Given problem =
Return the lines that follow, exactly as they appear, from the first through the one containing "RDS_I = [14.4, 273]"; no pictures are to be included.
━━━━━ Given data ━━━━━
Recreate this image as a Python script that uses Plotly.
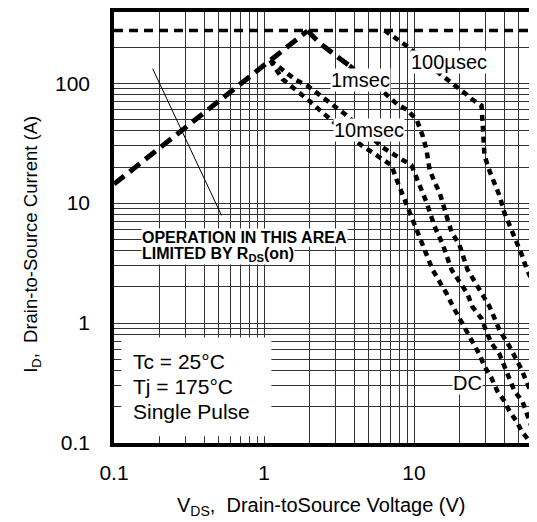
import math
import plotly.graph_objects as go

# ---------------- data ----------------
# package current limit (A)
ID_LIMIT = 275
LIMIT_V = [0.1, 80]

# R_DS(on) limited region
RDS_V = [0.1, 1.95]
RDS_I = [14.4, 273]

# 100 usec
US100_V = [6.36, 8.0, 8.9, 15.5, 19.2, 21.7, 24.5, 28.2, 28.8, 29.5, 31.9, 34.4, 37.2,
           40.1, 44.7, 48.2, 52.8, 56.2, 61.6, 66, 75]
US100_I = [275, 225, 205, 115, 95, 83, 73, 65, 42, 25, 18.5, 14.5, 11.5,
           8.3, 6.0, 4.6, 3.6, 2.85, 2.2, 1.8, 1.3]

# 1 msec
MS1_V = [1.95, 2.34, 2.95, 3.71, 6.36, 7.76, 8.91, 10.4, 11.4, 12.1, 12.7, 13.7, 14.8,
         16.7, 17.8, 20.1, 22.7, 25.5, 28.6, 31.9, 37.2, 43.3, 52.1, 58.9, 66, 75]
MS1_I = [273, 217, 173, 140, 83, 66.4, 60.3, 49.8, 36.7, 28, 19.1, 15, 12.3,
         7.4, 5.74, 4.48, 2.8, 2.2, 1.76, 1.37, 0.87, 0.64, 0.41, 0.29, 0.2, 0.15]

# 10 msec
MS10_V = [1.1, 1.62, 1.95, 2.86, 3.49, 6.17, 7.08, 8.26, 9.62, 10.55, 12.1, 13.1, 13.7,
          15.5, 16.5, 17.8, 20.1, 22.7, 24.5, 28.2, 30.4, 32.9, 37.2, 40.1, 43.3, 46.8,
          52.8, 56.2, 58.9, 64, 68]
MS10_I = [155, 107, 95, 65, 54.8, 29.2, 26.5, 23.2, 20.7, 15.8, 10.2, 7.6, 6.4,
          4.57, 3.56, 2.78, 2.21, 1.76, 1.37, 1.09, 0.85, 0.676, 0.548, 0.436, 0.347, 0.27,
          0.223, 0.184, 0.152, 0.114, 0.098]

# DC
DC_V = [1.1, 1.33, 2.04, 2.45, 4.47, 5.21, 6.17, 7.08, 7.64, 8.26, 9.05, 11.4, 12.3,
        13.3, 14.8, 16.5, 18.2, 20.1, 22.4, 24.5, 27.3, 29.5, 32.9, 36.0, 40.1, 43.3,
        48.2, 52.1, 57.1, 60]
DC_I = [155, 108, 70, 57, 30.3, 26.5, 23.2, 20.7, 15.8, 12.3, 9.6, 4.57, 3.56,
        2.78, 2.21, 1.76, 1.37, 1.09, 0.85, 0.676, 0.548, 0.436, 0.347, 0.27, 0.223, 0.184,
        0.152, 0.126, 0.108, 0.1]

X_TICKS = [0.1, 1, 10]
X_TICKTEXT = ["0.1", "1", "10"]
Y_TICKS = [0.1, 1, 10, 100]
Y_TICKTEXT = ["0.1", "1", "10", "100"]

X_RANGE = [0.1, 74.7]
Y_RANGE = [0.1, 392]

FONT = "Liberation Sans, Arial, Helvetica, sans-serif"
GRID = "#333333"

x_minor = [m * 10 ** d for d in (-1, 0, 1) for m in range(2, 10) if m * 10 ** d < X_RANGE[1]]
y_minor = [m * 10 ** d for d in (-1, 0, 1) for m in range(2, 10)] + [200]

fig = go.Figure()


def add_line(x, y, dash, width):
    fig.add_trace(go.Scatter(x=x, y=y, mode="lines", showlegend=False, hoverinfo="skip",
                             line=dict(color="black", width=width, dash=dash)))


add_line(LIMIT_V, [ID_LIMIT] * len(LIMIT_V), "9px,6px", 3.5)
add_line(RDS_V, RDS_I, "13px,7px", 5)
add_line(US100_V, US100_I, "6px,5px", 4.5)
add_line(MS1_V[:4], MS1_I[:4], "13px,7px", 5)
add_line(MS1_V[3:], MS1_I[3:], "6px,5px", 4.5)
add_line(MS10_V, MS10_I, "6px,5px", 4.5)
add_line(DC_V, DC_I, "6px,5px", 4.5)

# white box behind the conditions text
fig.add_shape(type="rect", xref="x", yref="y", x0=0.112, x1=1.12, y0=0.114, y1=0.758,
              fillcolor="white", line=dict(width=0), layer="above")
# leader line of the R_DS(on) note
fig.add_shape(type="line", xref="x", yref="y", x0=0.181, y0=132, x1=0.521, y1=7.9,
              line=dict(color="black", width=1), layer="above")


def ann(text, lx, ly, size=20, xanchor="center", bg="white"):
    fig.add_annotation(x=lx, y=ly, xref="x", yref="y", text=text, showarrow=False,
                       xanchor=xanchor, yanchor="middle", bgcolor=bg, borderpad=0,
                       font=dict(family=FONT, size=size, color="black"))


L = math.log10
ann("100µsec", L(17.0), 2.175)
ann("1msec", L(4.40), 2.03)
ann("10msec", L(5.05), 1.61)
ann("DC", L(22.8), -0.5)
ann("<b>OPERATION IN THIS AREA</b>", L(0.1525), 0.71, size=16, xanchor="left")
ann("<b>LIMITED BY R<sub>DS</sub>(on)</b>", L(0.1525), 0.575, size=16, xanchor="left")
ann("Tc = 25°C", L(0.1328), -0.32, size=21, xanchor="left", bg=None)
ann("Tj = 175°C", L(0.1328), -0.527, size=21, xanchor="left", bg=None)
ann("Single Pulse", L(0.1328), -0.734, size=21, xanchor="left", bg=None)

# axis titles
fig.add_annotation(x=0.48, y=-0.148, xref="paper", yref="paper", showarrow=False,
                   text="V<sub>DS</sub>,  Drain-toSource Voltage (V)", xanchor="center",
                   yanchor="middle", font=dict(family=FONT, size=20, color="black"))
fig.add_annotation(x=-0.19, y=0.46, xref="paper", yref="paper", showarrow=False,
                   text="I<sub>D</sub>,  Drain-to-Source Current (A)", textangle=-90,
                   xanchor="center", yanchor="middle",
                   font=dict(family=FONT, size=18.5, color="black"))

fig.update_xaxes(type="log", range=[L(X_RANGE[0]), L(X_RANGE[1])],
                 tickvals=X_TICKS, ticktext=X_TICKTEXT, ticks="outside", ticklen=8,
                 tickcolor="rgba(0,0,0,0)", showgrid=True, gridcolor=GRID, gridwidth=1,
                 minor=dict(tickvals=x_minor, showgrid=True, gridcolor=GRID, gridwidth=1,
                            ticks=""),
                 showline=True, linecolor="black", linewidth=3.5, mirror=True,
                 zeroline=False, tickfont=dict(family=FONT, size=21, color="black"))
fig.update_yaxes(type="log", range=[L(Y_RANGE[0]), L(Y_RANGE[1])],
                 tickvals=Y_TICKS, ticktext=Y_TICKTEXT, ticks="outside", ticklen=16,
                 tickcolor="rgba(0,0,0,0)", showgrid=True, gridcolor=GRID, gridwidth=1,
                 minor=dict(tickvals=y_minor, showgrid=True, gridcolor=GRID, gridwidth=1,
                            ticks=""),
                 showline=True, linecolor="black", linewidth=3.5, mirror=False,
                 zeroline=False, tickfont=dict(family=FONT, size=21, color="black"))

# the page adds an 8 px body margin, so the margins here are reduced by that amount
fig.update_layout(width=537, height=522, margin=dict(l=106, r=0, t=1, b=87),
                  paper_bgcolor="white", plot_bgcolor="white", showlegend=False)

fig.write_html("out.html")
━━━━━
Problem solution =
Recreate this image as a Python script that uses Plotly.
import math
import plotly.graph_objects as go

# ---------------- data ----------------
# package current limit (A)
ID_LIMIT = 275
LIMIT_V = [0.1, 80]

# R_DS(on) limited region
RDS_V = [0.1, 1.95]
RDS_I = [14.4, 273]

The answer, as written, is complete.